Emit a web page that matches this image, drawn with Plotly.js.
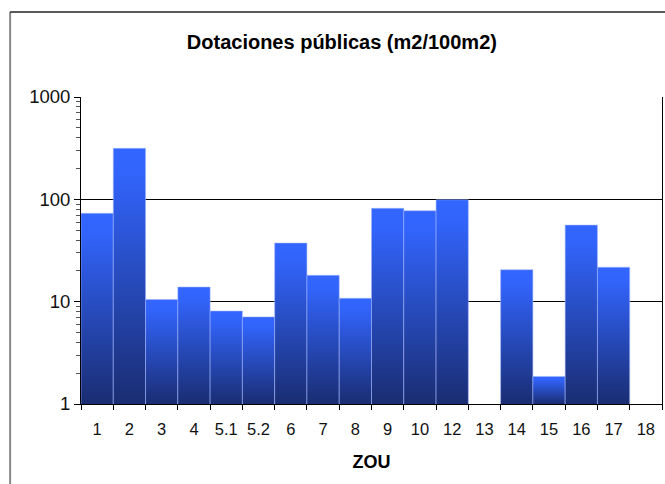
<!DOCTYPE html>
<html>
<head>
<meta charset="utf-8">
<script src="https://cdn.plot.ly/plotly-3.0.1.min.js"></script>
<style>
html,body{margin:0;padding:0;background:#fff;}
#chart{width:665px;height:484px;}
</style>
</head>
<body>
<div id="chart"></div>
<script>
const categories = ["1","2","3","4","5.1","5.2","6","7","8","9","10","12","13","14","15","16","17","18"];
const values = [73, 315, 10.5, 13.9, 8.1, 7.1, 37.4, 18.1, 10.8, 81.7, 77.4, 99, null, 20.5, 1.86, 56, 21.7, null];
const yTicks = [1, 10, 100, 1000];
const yMinorTicks = [2,3,4,5,6,7,8,9,20,30,40,50,60,70,80,90,200,300,400,500,600,700,800,900];
const chartTitle = "Dotaciones públicas (m2/100m2)";
const xTitle = "ZOU";

const trace = {
  type: "bar", x: categories, y: values,
  marker: {color: "#2a4fd0", line: {color: "rgba(160,180,255,0.7)", width: 0.8}},
  hoverinfo: "x+y"
};
const minorHolder = {type: "scatter", mode: "none", x: [categories[0]], y: [1], yaxis: "y2", hoverinfo: "skip", showlegend: false};

const layout = {
  width: 665, height: 484,
  margin: {l: 81, r: 3, t: 97, b: 80},
  paper_bgcolor: "#fff", plot_bgcolor: "#fff",
  font: {family: "Liberation Sans, Arial, sans-serif", color: "#111"},
  bargap: 0, showlegend: false,
  title: {text: "<b>" + chartTitle + "</b>", x: 0.449, xref: "paper", xanchor: "center", y: 0.913, yanchor: "middle", font: {size: 20, color: "#000"}},
  xaxis: {
    type: "category", categoryorder: "array", categoryarray: categories,
    range: [-0.5, categories.length - 0.5],
    tickson: "boundaries", ticks: "outside", ticklen: 5, tickcolor: "#000",
    ticklabelstandoff: 10, tickangle: 0,
    showline: true, linecolor: "#000", linewidth: 1, showgrid: false,
    tickfont: {size: 16.5, color: "#111"},
    title: {text: "<b>" + xTitle + "</b>", font: {size: 18, color: "#000"}, standoff: 18},
    fixedrange: true
  },
  yaxis: {
    type: "log", range: [0, 3], tickvals: yTicks, ticktext: yTicks.map(String),
    ticks: "outside", ticklen: 6, tickcolor: "#000",
    showline: true, linecolor: "#000", linewidth: 1, mirror: true,
    showgrid: true, gridcolor: "#000", gridwidth: 1, zeroline: false,
    tickfont: {size: 18.5, color: "#111"}, fixedrange: true
  },
  yaxis2: {
    type: "log", range: [0, 3], overlaying: "y", side: "left",
    tickvals: yMinorTicks, showticklabels: false,
    ticks: "outside", ticklen: 4, tickcolor: "#555",
    showline: false, showgrid: false, zeroline: false, fixedrange: true
  },
  shapes: [
    {type: "line", xref: "paper", yref: "paper", x0: -0.122, x1: -0.122, y0: -0.3, y1: 1.277, line: {color: "#888", width: 2}},
    {type: "line", xref: "paper", yref: "paper", x0: -0.122, x1: 1.01, y0: 1.277, y1: 1.277, line: {color: "#222", width: 1.5}}
  ]
};

function applyGradient(gd) {
  const ns = "http://www.w3.org/2000/svg";
  const svg = gd.querySelector("svg.main-svg");
  let defs = svg.querySelector("#barGradDefs");
  if (!defs) {
    defs = document.createElementNS(ns, "defs");
    defs.setAttribute("id", "barGradDefs");
    svg.insertBefore(defs, svg.firstChild);
  }
  const bottom = gd._fullLayout.yaxis._length;
  gd.querySelectorAll("g.point path").forEach(function (p, i) {
    const bb = p.getBBox();
    if (!bb || bb.height <= 0) return;
    const id = "barGrad" + i;
    const old = defs.querySelector("#" + id);
    if (old) old.remove();
    const grad = document.createElementNS(ns, "linearGradient");
    grad.setAttribute("id", id);
    grad.setAttribute("gradientUnits", "userSpaceOnUse");
    grad.setAttribute("x1", 0); grad.setAttribute("x2", 0);
    grad.setAttribute("y1", bb.y); grad.setAttribute("y2", bottom);
    [["0", "#3366ff"], ["0.1", "#3264fb"], ["1", "#1a2d72"]].forEach(function (s) {
      const st = document.createElementNS(ns, "stop");
      st.setAttribute("offset", s[0]); st.setAttribute("stop-color", s[1]);
      grad.appendChild(st);
    });
    defs.appendChild(grad);
    p.style.setProperty("fill", "url(#" + id + ")", "important");
  });
}

Plotly.newPlot("chart", [trace, minorHolder], layout, {displayModeBar: false, staticPlot: true}).then(function (gd) {
  applyGradient(gd);
});
</script>
</body>
</html>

> _Brief_:
Omit each picture, then return all of the listing exactly as it stands.

> _Task output_:
Emit a web page that matches this image, drawn with Plotly.js.
<!DOCTYPE html>
<html>
<head>
<meta charset="utf-8">
<script src="https://cdn.plot.ly/plotly-3.0.1.min.js"></script>
<style>
html,body{margin:0;padding:0;background:#fff;}
#chart{width:665px;height:484px;}
</style>
</head>
<body>
<div id="chart"></div>
<script>
const categories = ["1","2","3","4","5.1","5.2","6","7","8","9","10","12","13","14","15","16","17","18"];
const values = [73, 315, 10.5, 13.9, 8.1, 7.1, 37.4, 18.1, 10.8, 81.7, 77.4, 99, null, 20.5, 1.86, 56, 21.7, null];
const yTicks = [1, 10, 100, 1000];
const yMinorTicks = [2,3,4,5,6,7,8,9,20,30,40,50,60,70,80,90,200,300,400,500,600,700,800,900];
const chartTitle = "Dotaciones públicas (m2/100m2)";
const xTitle = "ZOU";

const trace = {
  type: "bar", x: categories, y: values,
  marker: {color: "#2a4fd0", line: {color: "rgba(160,180,255,0.7)", width: 0.8}},
  hoverinfo: "x+y"
};
const minorHolder = {type: "scatter", mode: "none", x: [categories[0]], y: [1], yaxis: "y2", hoverinfo: "skip", showlegend: false};

const layout = {
  width: 665, height: 484,
  margin: {l: 81, r: 3, t: 97, b: 80},
  paper_bgcolor: "#fff", plot_bgcolor: "#fff",
  font: {family: "Liberation Sans, Arial, sans-serif", color: "#111"},
  bargap: 0, showlegend: false,
  title: {text: "<b>" + chartTitle + "</b>", x: 0.449, xref: "paper", xanchor: "center", y: 0.913, yanchor: "middle", font: {size: 20, color: "#000"}},
  xaxis: {
    type: "category", categoryorder: "array", categoryarray: categories,
    range: [-0.5, categories.length - 0.5],
    tickson: "boundaries", ticks: "outside", ticklen: 5, tickcolor: "#000",
    ticklabelstandoff: 10, tickangle: 0,
    showline: true, linecolor: "#000", linewidth: 1, showgrid: false,
    tickfont: {size: 16.5, color: "#111"},
    title: {text: "<b>" + xTitle + "</b>", font: {size: 18, color: "#000"}, standoff: 18},
    fixedrange: true
  },
  yaxis: {
    type: "log", range: [0, 3], tickvals: yTicks, ticktext: yTicks.map(String),
    ticks: "outside", ticklen: 6, tickcolor: "#000",
    showline: true, linecolor: "#000", linewidth: 1, mirror: true,
    showgrid: true, gridcolor: "#000", gridwidth: 1, zeroline: false,
    tickfont: {size: 18.5, color: "#111"}, fixedrange: true
  },
  yaxis2: {
    type: "log", range: [0, 3], overlaying: "y", side: "left",
    tickvals: yMinorTicks, showticklabels: false,
    ticks: "outside", ticklen: 4, tickcolor: "#555",
    showline: false, showgrid: false, zeroline: false, fixedrange: true
  },
  shapes: [
    {type: "line", xref: "paper", yref: "paper", x0: -0.122, x1: -0.122, y0: -0.3, y1: 1.277, line: {color: "#888", width: 2}},
    {type: "line", xref: "paper", yref: "paper", x0: -0.122, x1: 1.01, y0: 1.277, y1: 1.277, line: {color: "#222", width: 1.5}}
  ]
};

function applyGradient(gd) {
  const ns = "http://www.w3.org/2000/svg";
  const svg = gd.querySelector("svg.main-svg");
  let defs = svg.querySelector("#barGradDefs");
  if (!defs) {
    defs = document.createElementNS(ns, "defs");
    defs.setAttribute("id", "barGradDefs");
    svg.insertBefore(defs, svg.firstChild);
  }
  const bottom = gd._fullLayout.yaxis._length;
  gd.querySelectorAll("g.point path").forEach(function (p, i) {
    const bb = p.getBBox();
    if (!bb || bb.height <= 0) return;
    const id = "barGrad" + i;
    const old = defs.querySelector("#" + id);
    if (old) old.remove();
    const grad = document.createElementNS(ns, "linearGradient");
    grad.setAttribute("id", id);
    grad.setAttribute("gradientUnits", "userSpaceOnUse");
    grad.setAttribute("x1", 0); grad.setAttribute("x2", 0);
    grad.setAttribute("y1", bb.y); grad.setAttribute("y2", bottom);
    [["0", "#3366ff"], ["0.1", "#3264fb"], ["1", "#1a2d72"]].forEach(function (s) {
      const st = document.createElementNS(ns, "stop");
      st.setAttribute("offset", s[0]); st.setAttribute("stop-color", s[1]);
      grad.appendChild(st);
    });
    defs.appendChild(grad);
    p.style.setProperty("fill", "url(#" + id + ")", "important");
  });
}

Plotly.newPlot("chart", [trace, minorHolder], layout, {displayModeBar: false, staticPlot: true}).then(function (gd) {
  applyGradient(gd);
});
</script>
</body>
</html>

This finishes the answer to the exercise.